Deep Infra wants to provide the infrastructure to make this as simple and easy as possible. 

‍

Deep Infra’s vision

Deep Infra wants to become the CDN of the LLM Age. In the internet era, companies and websites needed CDNs to reliably distribute internet content to users anywhere in the world. 

‍

‍

In the LLM era, companies will need an orchestrator of inference. They’ll need a reliable way to run their models and distribute them to end users all over the world. They’ll need to run their own fine-tuned models. As companies build more and more AI applications, they’ll need a company to “distribute” that application to their end users. 

Deep Infra wants to be that company.

Deep Infra will take open-source models (and may distribute them for the model providers as well!), scale all the infrastructure, and provide customers with a simple API. 
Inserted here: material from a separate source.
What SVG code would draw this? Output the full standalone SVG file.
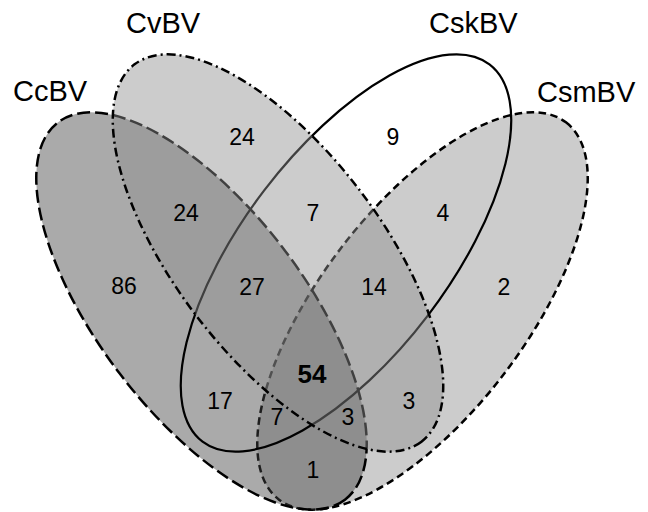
<svg xmlns="http://www.w3.org/2000/svg" width="648" height="512" viewBox="0 0 648 512">
<style>
.set{stroke:#000;stroke-width:2.5}
.gfill{fill:#8e8e8e;fill-opacity:0.45}
.dfill{fill:#424242;fill-opacity:0.45}
.lbl{font-family:"Liberation Sans",Arial,sans-serif;font-size:29px;fill:#000}
.num{font-family:"Liberation Sans",Arial,sans-serif;font-size:23px;fill:#000;text-anchor:middle}
.big{font-size:26px;font-weight:bold}
</style>
<rect width="648" height="512" fill="#fff"/>
<g id="CsmBV">
<ellipse class="set gfill" cx="422.5" cy="311" rx="237" ry="103" transform="rotate(-52.75 422.5 311)" stroke-dasharray="7.5 4.5"/>
</g>
<g id="CcBV">
<ellipse class="set dfill" cx="201.5" cy="311" rx="237" ry="103" transform="rotate(52.75 201.5 311)" stroke-dasharray="13 5"/>
</g>
<g id="CskBV">
<ellipse class="set" fill="none" style="stroke-width:2.2" cx="346" cy="253" rx="237" ry="103" transform="rotate(-52.75 346 253)"/>
</g>
<g id="CvBV">
<ellipse class="set gfill" cx="278" cy="253" rx="237" ry="103" transform="rotate(52.75 278 253)" stroke-dasharray="9 4 2 4"/>
</g>
<g id="labels">
<text class="lbl" x="13" y="101">CcBV</text>
<text class="lbl" x="126" y="33">CvBV</text>
<text class="lbl" x="429" y="33">CskBV</text>
<text class="lbl" x="537" y="102">CsmBV</text>
</g>
<g id="counts">
<text class="num" x="242" y="145">24</text>
<text class="num" x="393" y="145">9</text>
<text class="num" x="186" y="221">24</text>
<text class="num" x="313" y="221">7</text>
<text class="num" x="443" y="221">4</text>
<text class="num" x="124" y="294">86</text>
<text class="num" x="252" y="295">27</text>
<text class="num" x="374" y="295">14</text>
<text class="num" x="504" y="295">2</text>
<text class="num big" x="312" y="383">54</text>
<text class="num" x="220" y="409">17</text>
<text class="num" x="409" y="409">3</text>
<text class="num" x="277" y="425">7</text>
<text class="num" x="348" y="425">3</text>
<text class="num" x="313" y="478">1</text>
</g>
</svg>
The difference between CDNs is that inference providers won’t be as decentralized. Nikola told us:

”For inference, it won’t be as decentralized as CDNs. It will likely end up being one large infrastructure space per continent. The latency is already significant enough that you don’t need the last mile of putting GPU equipment in every city. There will be a small set of applications that might need ultra-low latency. However, the latency of the model itself is already high enough to negate that need.”
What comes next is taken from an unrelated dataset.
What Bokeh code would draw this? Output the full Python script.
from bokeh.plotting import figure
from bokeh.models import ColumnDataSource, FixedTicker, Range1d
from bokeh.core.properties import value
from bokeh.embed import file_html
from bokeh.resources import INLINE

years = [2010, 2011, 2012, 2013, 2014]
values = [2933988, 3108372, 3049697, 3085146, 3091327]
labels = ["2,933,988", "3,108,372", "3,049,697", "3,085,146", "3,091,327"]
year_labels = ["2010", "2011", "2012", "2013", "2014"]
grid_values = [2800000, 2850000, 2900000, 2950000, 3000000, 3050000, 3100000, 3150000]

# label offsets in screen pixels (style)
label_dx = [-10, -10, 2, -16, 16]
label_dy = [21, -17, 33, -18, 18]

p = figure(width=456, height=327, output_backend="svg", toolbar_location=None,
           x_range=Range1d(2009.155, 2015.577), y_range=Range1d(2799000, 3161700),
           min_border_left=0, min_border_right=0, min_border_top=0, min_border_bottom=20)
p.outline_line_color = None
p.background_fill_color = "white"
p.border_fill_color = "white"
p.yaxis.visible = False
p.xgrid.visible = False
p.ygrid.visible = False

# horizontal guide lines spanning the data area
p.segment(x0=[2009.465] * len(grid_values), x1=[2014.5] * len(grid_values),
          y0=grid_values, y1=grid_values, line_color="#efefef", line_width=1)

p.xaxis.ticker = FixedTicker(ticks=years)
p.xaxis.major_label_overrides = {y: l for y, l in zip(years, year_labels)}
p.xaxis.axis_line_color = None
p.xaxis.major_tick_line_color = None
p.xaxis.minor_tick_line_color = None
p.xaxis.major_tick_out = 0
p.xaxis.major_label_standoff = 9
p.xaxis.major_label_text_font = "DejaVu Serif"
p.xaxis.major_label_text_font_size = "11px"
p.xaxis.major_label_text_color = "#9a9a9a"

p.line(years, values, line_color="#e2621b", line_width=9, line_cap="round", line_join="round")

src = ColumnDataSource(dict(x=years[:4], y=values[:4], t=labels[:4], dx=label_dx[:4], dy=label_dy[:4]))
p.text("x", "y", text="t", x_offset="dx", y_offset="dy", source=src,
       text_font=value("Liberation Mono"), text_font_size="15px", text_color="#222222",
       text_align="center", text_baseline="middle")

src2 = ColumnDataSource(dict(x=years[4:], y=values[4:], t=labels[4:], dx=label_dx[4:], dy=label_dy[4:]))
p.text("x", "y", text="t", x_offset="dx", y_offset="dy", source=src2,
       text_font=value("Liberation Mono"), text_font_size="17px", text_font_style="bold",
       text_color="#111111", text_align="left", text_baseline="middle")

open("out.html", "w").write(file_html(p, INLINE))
For Deep Infra to achieve their vision, a few things need to happen:

  1. Increase in inference demand as AI applications continue to solve new and challenging problems.
  2. Continued supply of open-source AI models that are competitive with the top closed-source AI models.
  3. Continued technical innovation helps Deep Infra stand out in a competitive market. 

We’re in a golden era: As the capabilities of foundation models increase, the cost of inference is falling (decreasing 10x annually on average!). OpenAI’s most advanced model shatters previous state-of-the-art benchmarks; the only caveat is it costs over $1000 per task:

‍

OpenAI reasoning models on ARC-AGI Semi-Private evaluation benchmark

‍

As inference becomes cheaper, these models become economically viable for real-world applications like agents. And as these agents transition from promise to reality, Deep Infra will be here to support that promise.